I am sceptical. The appalling tales of what happened in Mid-Staffs - the women who arrived to find her mother's hair covered with faeces, the old man forced to stay on a commode for 55 minutes wearing only a pyjama top - are unlikely, in themselves, to shift public attitudes formed over 65 years. This is not only because the left has a vested interest in championing the ideal of a centrally-planned system designed in an era when communism seemed to be the wave of the future. (Please note Paul Abbott's brilliant blog on this site about the silence of 38 Degrees over Mid-Staffs.) It is also because voters' views are partly shaped by fear. They value the NHS they know because they're frightened of an alternative for which they might to pay upfront.
In a nutshell, Britain's private spending on healthcare is low by international standards, and our eggs are therefore lumped in the basket of a taxpayer-financed system that has both strengths and weaknesses (cancer survival rates don't compare well with those of some of our competitors). Despite Alan Milburn's involvement of the private sector, which his own Government rowed back on, and the Coaliton's welcome return to fundholding, there is no guarantee that the post-Francis Report changes will work. Hunt reiterated some of them in a speech yesterday: "the prospect of hospital super-heads and a new chief inspector of family doctors".
But as the Health Secretary himself pointed out, there is "regulatory madness" in the NHS. It is therefore hard to see how more regulation - even if it doesn't require primary or secondary legislation - will cure the disease. Nor can Hunt himself shift public attitudes. It is astute of him to try to get ahead of the "NHS funding crisis" - complete with closed wards, protesting staff and patients waiting in ambulances parked outside A & Es - that is likely to happen on his watch. (That it hasn't yet, despite planned real-terms spending increases of 0.1% a year, suggests that the hospital trusts still have formidable amounts of money banked away.) But he knows that he will be cast as the Government's whipping-boy in such an event.

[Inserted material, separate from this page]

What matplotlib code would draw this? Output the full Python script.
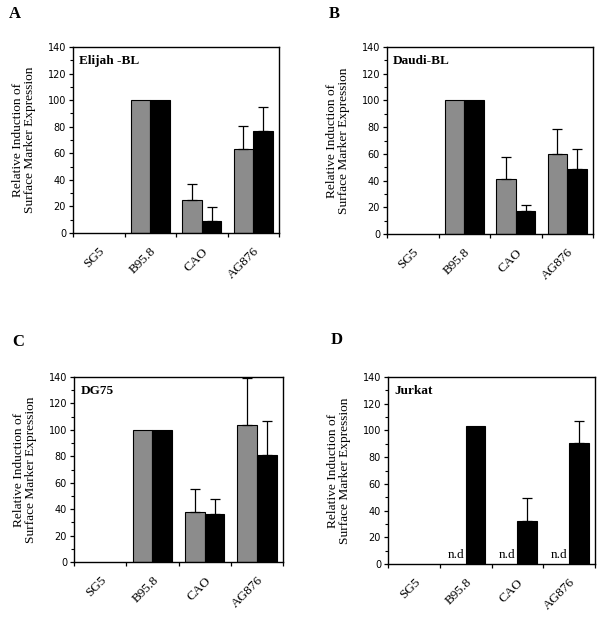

None the less, the Health Secretary's aim of being angrier with the failures of the NHS than any patient has a point. Elsewhere, NHS patients are everyday consumers - with ever-shifting tastes and constantly rising expectations. Healthcare can't be shielded from the trend indefinitely (food standards certainly aren't: consider the horsemeat row). And there are more Mid-Staffs-type scandals coming down the line. The schemes of governments will gradually improve healthcare less than Douglas Carswell-style consumer pressure and information. When a "cutting-edge theatre company" produces a satire parodying the Boyle extraganza - unfair as it may be - we will know that healthcare culture change has well and truly arrived.